The Cappel report revealed that the city rarely takes action unless a formal complaint is filed. But Stratton says that filing that complaint was her last resort.
"For me to ask for help is a big deal," Stratton says.
She says she gets why no one ever filed a formal HR complaint against Straub, despite how he treated his staff.
"I can understand it. I can totally understand it," Stratton says. "It was a situation where you just felt like HR wasn’t going to do anything about it."
Ultimately, the city's independent investigator found that Stratton had been subject to behavior that violated the city's harassment policies. But because she had demoted herself into a job in the city clerk's office, Stratton says, she had to file a legal claim to get compensated for her lost wages and damages. The claim asked for nearly $185,000 in damages.
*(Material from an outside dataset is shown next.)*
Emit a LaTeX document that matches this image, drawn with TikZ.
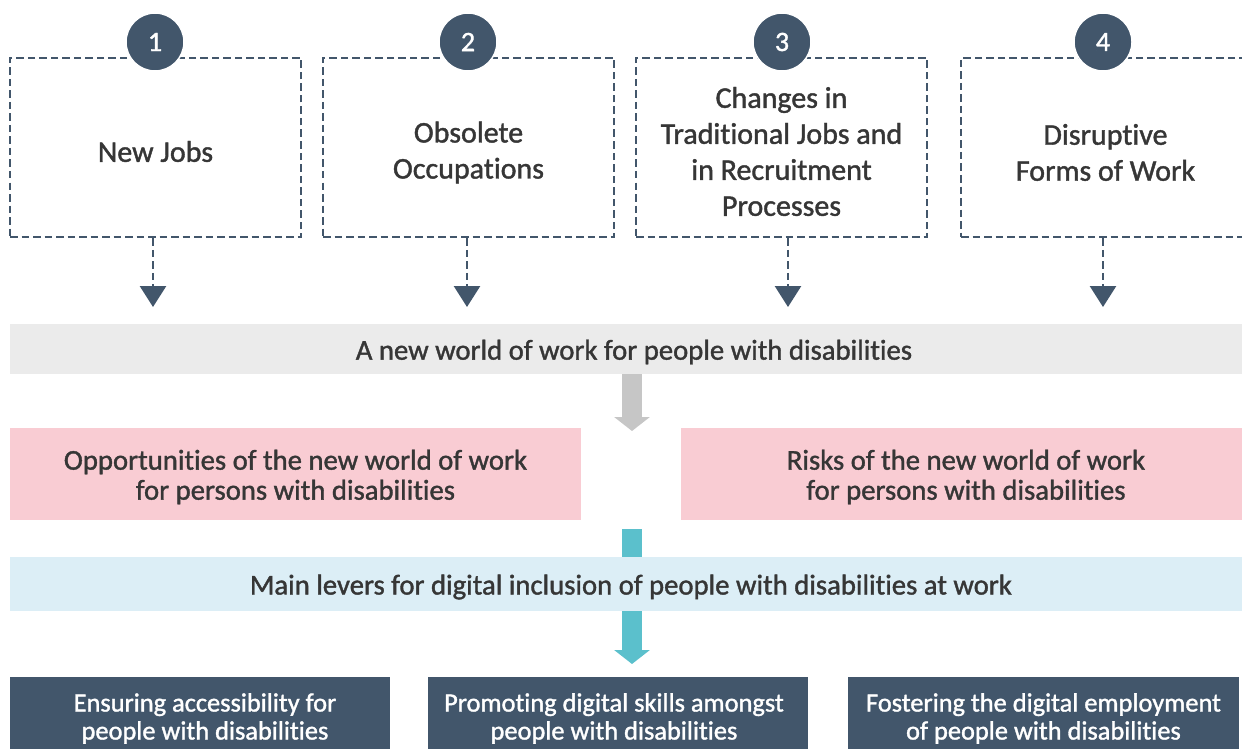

Ultimately, the city settled with Stratton, giving her $5,260 in lost wages and giving her and her attorney $44,540 for general damages. To her, the whole experience made her think: If handling a hostile work environment was tough for her,
how tough would it be for other city employees in similar situations?
"I’m not afraid to stand up and speak up for myself. I think I’m confident," Stratton says. "For somebody like me to feel so unimportant to anybody, I can’t imagine how an employee [can deal with it] who doesn’t have that confidence and doesn’t have that strength and just the plain stubbornness to follow it through. What do they do? Who talks to them?"
In the aftermath of the Straub report, the Condon administration has recognized the need to improve its human resources policies. Already, it says, it's adding a telephone line to allow employees to anonymously lodge complaints.